So what’s in that “other 10%”? It’s the part non-engineers rarely appreciate — because they don’t see it firsthand:
• Debugability
• Introspection
• Solid structure
• High-quality tests
Let’s be honest: debugability in AI-generated code is a disaster. We’re witnessing a flood of code written by non-engineers — vibe coders — that seems fine until it explodes months later. That’s when the real nightmares begin: bugs that require eight steps across different actors, cause baffling side effects in unrelated parts of the app, and defy every attempt at consistent reproduction. They’re unfixable, unscoped, and they never die.
Introspection — the ability to look clearly into your code, your data, your stack — is an art. And as far as I can tell, AI isn’t introspecting. So it doesn’t care if your data is obscured or lost behind poorly constructed abstractions. But you should care.
Solid architecture should be non-negotiable by now. Yet somehow, we still see apps with business logic scattered across layers, leaky abstractions, and no internal consistency. We once thought these lessons would become table stakes. They haven’t.

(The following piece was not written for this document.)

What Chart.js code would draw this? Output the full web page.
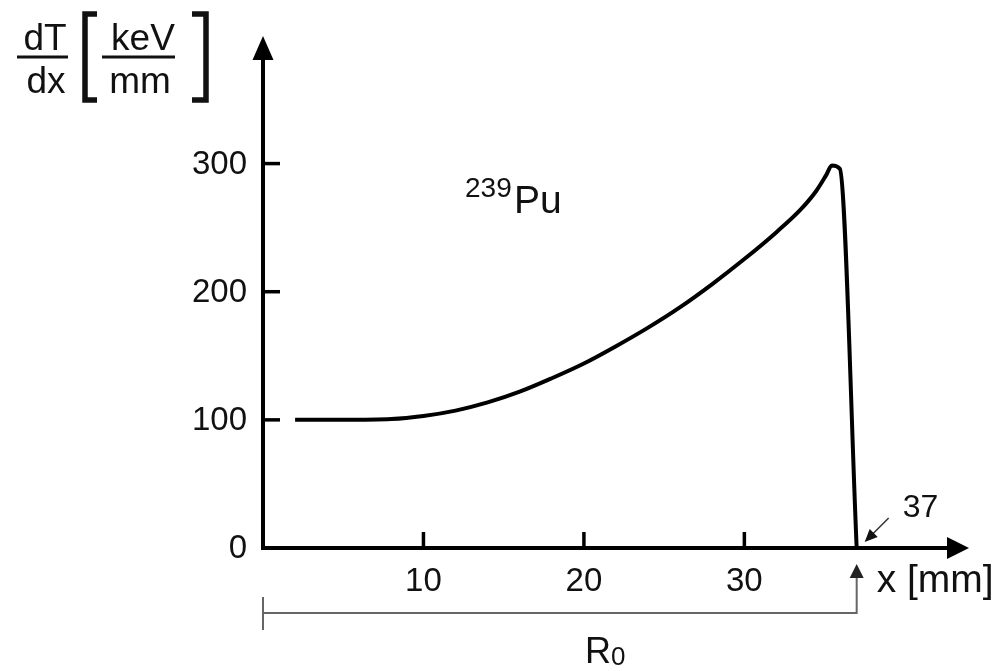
<!DOCTYPE html>
<html lang="en">
  <head>
    <meta charset="utf-8">
    <title>Stopping power of 239Pu alpha particles</title>
    <script src="https://cdn.jsdelivr.net/npm/chart.js@4.4.1/dist/chart.umd.min.js"></script>
    <style>
      body {
        margin: 0;
        background: #fff;
      }
      #wrap {
        width: 1004px;
        height: 671px;
      }
    </style>
  </head>
  <body>
    <div id="wrap">
      <canvas id="braggChart" width="1004" height="671"></canvas>
    </div>
<script>
// range in air [mm] and stopping power dT/dx [keV/mm]
const depth = [2, 5, 8, 10, 12, 14, 16, 18, 20, 22, 24, 26, 28, 30, 32, 33.5, 34.5, 35.1, 35.45, 35.95, 37];
const dTdx = [100, 100, 100.6, 103, 107.2, 113.6, 122, 132.5, 144, 157.5, 172, 188, 206, 225.5, 246.5, 264, 279, 291, 298.5, 296, 0];

const xTicks = [10, 20, 30];
const yTicks = [0, 100, 200, 300];
const rangeEnd = 37;

const FONT = '"Liberation Sans", Arial, sans-serif';

// axes with arrows, inward ticks, labels and the R0 bracket
const axesPlugin = {
  id: 'axesPlugin',
  afterDraw(chart) {
    const ctx = chart.ctx;
    const xs = chart.scales.x;
    const ys = chart.scales.y;
    const x0 = xs.getPixelForValue(0);
    const y0 = ys.getPixelForValue(0);
    const top = ys.top;
    const right = xs.right;

    ctx.save();
    ctx.strokeStyle = '#000';
    ctx.fillStyle = '#000';
    ctx.lineCap = 'butt';

    // y axis + arrow
    ctx.lineWidth = 4;
    ctx.beginPath();
    ctx.moveTo(x0, y0 + 2);
    ctx.lineTo(x0, top + 20);
    ctx.stroke();
    ctx.beginPath();
    ctx.moveTo(x0, top - 2);
    ctx.lineTo(x0 - 10.5, top + 22);
    ctx.lineTo(x0 + 10.5, top + 22);
    ctx.closePath();
    ctx.fill();

    // x axis + arrow
    ctx.beginPath();
    ctx.moveTo(x0 - 2, y0);
    ctx.lineTo(right - 20, y0);
    ctx.stroke();
    ctx.beginPath();
    ctx.moveTo(right, y0);
    ctx.lineTo(right - 22, y0 - 11);
    ctx.lineTo(right - 22, y0 + 11);
    ctx.closePath();
    ctx.fill();

    // ticks
    ctx.lineWidth = 3.5;
    yTicks.forEach(v => {
      if (v === 0) return;
      const py = ys.getPixelForValue(v);
      ctx.beginPath();
      ctx.moveTo(x0, py);
      ctx.lineTo(x0 + 17, py);
      ctx.stroke();
    });
    xTicks.forEach(v => {
      const px = xs.getPixelForValue(v);
      ctx.beginPath();
      ctx.moveTo(px, y0);
      ctx.lineTo(px, y0 - 16);
      ctx.stroke();
    });

    // tick labels
    ctx.fillStyle = '#111';
    ctx.font = '33px ' + FONT;
    ctx.textAlign = 'right';
    ctx.textBaseline = 'middle';
    yTicks.forEach(v => {
      ctx.fillText(String(v), x0 - 16, ys.getPixelForValue(v) + 1);
    });
    ctx.textAlign = 'center';
    ctx.textBaseline = 'alphabetic';
    xTicks.forEach(v => {
      ctx.fillText(String(v), xs.getPixelForValue(v), y0 + 43);
    });

    // x axis title
    ctx.textAlign = 'left';
    ctx.font = '39px ' + FONT;
    ctx.fillText('x [mm]', xs.getPixelForValue(rangeEnd) + 20, y0 + 44);

    // y axis title: dT/dx [keV/mm]
    ctx.font = '37px ' + FONT;
    ctx.textAlign = 'center';
    ctx.fillText('dT', 45, 50);
    ctx.fillText('dx', 46, 93);
    ctx.fillText('keV', 143, 50);
    ctx.fillText('mm', 140, 93);
    ctx.lineWidth = 3;
    ctx.strokeStyle = '#111';
    ctx.beginPath();
    ctx.moveTo(17, 57); ctx.lineTo(68, 57);
    ctx.moveTo(102, 57); ctx.lineTo(175, 57);
    ctx.stroke();
    ctx.lineWidth = 5.5;
    ctx.beginPath();
    ctx.moveTo(97, 14); ctx.lineTo(85, 14); ctx.lineTo(85, 100); ctx.lineTo(97, 100);
    ctx.moveTo(192, 14); ctx.lineTo(206, 14); ctx.lineTo(206, 100); ctx.lineTo(192, 100);
    ctx.stroke();

    // isotope label
    ctx.textAlign = 'left';
    ctx.font = '28px ' + FONT;
    ctx.fillText('239', 465, 197);
    ctx.font = '39px ' + FONT;
    ctx.fillText('Pu', 514, 213);

    // "37" with small pointer arrow to the end of the range
    const xe = xs.getPixelForValue(rangeEnd);
    ctx.font = '32px ' + FONT;
    ctx.fillText('37', xe + 46, y0 - 31);
    ctx.strokeStyle = '#333';
    ctx.fillStyle = '#111';
    ctx.lineWidth = 1.5;
    ctx.beginPath();
    ctx.moveTo(xe + 32, y0 - 30);
    ctx.lineTo(xe + 16, y0 - 14);
    ctx.stroke();
    ctx.beginPath();
    ctx.moveTo(xe + 8, y0 - 6);
    ctx.lineTo(xe + 13, y0 - 19);
    ctx.lineTo(xe + 21, y0 - 11);
    ctx.closePath();
    ctx.fill();

    // R0 bracket
    ctx.strokeStyle = '#666';
    ctx.fillStyle = '#222';
    ctx.lineWidth = 2;
    ctx.beginPath();
    ctx.moveTo(x0, y0 + 49);
    ctx.lineTo(x0, y0 + 82);
    ctx.moveTo(x0, y0 + 65);
    ctx.lineTo(xe, y0 + 65);
    ctx.lineTo(xe, y0 + 29);
    ctx.stroke();
    ctx.beginPath();
    ctx.moveTo(xe, y0 + 16);
    ctx.lineTo(xe - 7, y0 + 30);
    ctx.lineTo(xe + 7, y0 + 30);
    ctx.closePath();
    ctx.fill();

    ctx.fillStyle = '#111';
    ctx.font = '36px ' + FONT;
    ctx.fillText('R', 585, 663);
    ctx.font = '26px ' + FONT;
    ctx.fillText('0', 611, 665);

    ctx.restore();
  }
};

const points = depth.map((d, i) => ({ x: d, y: dTdx[i] }));

new Chart(document.getElementById('braggChart'), {
  type: 'line',
  data: {
    datasets: [{
      data: points,
      borderColor: '#000',
      borderWidth: 4,
      pointRadius: 0,
      fill: false,
      cubicInterpolationMode: 'monotone',
      clip: false
    }]
  },
  options: {
    responsive: false,
    animation: false,
    layout: {
      padding: { left: 263, right: 35, top: 38, bottom: 123 }
    },
    plugins: {
      legend: { display: false },
      tooltip: { enabled: false }
    },
    scales: {
      x: { type: 'linear', min: 0, max: 44, display: false },
      y: { type: 'linear', min: 0, max: 398, display: false }
    }
  },
  plugins: [axesPlugin]
});
</script>
  </body>
</html>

And then there are tests. What counts as a high-quality test? In my paper, “Automated Tests from 10,000 Feet,” I explore how effective testing is about intent and confidence. In healthy codebases, tests are written with the code — not bolted on later. But for decades, computer science programs have overemphasized unit testing, neglecting system testing. Now we have a generation rebelling against tests altogether, many of them openly hostile to the practice.
Why? Because we failed to demonstrate the real value of tests. Unit tests rarely catch regressions. But a lean, strategic suite of high-quality system tests? That’s pure gold. That’s what gives you the confidence to refactor, to ship, to move fast without breaking everything.
It’s time for a course correction.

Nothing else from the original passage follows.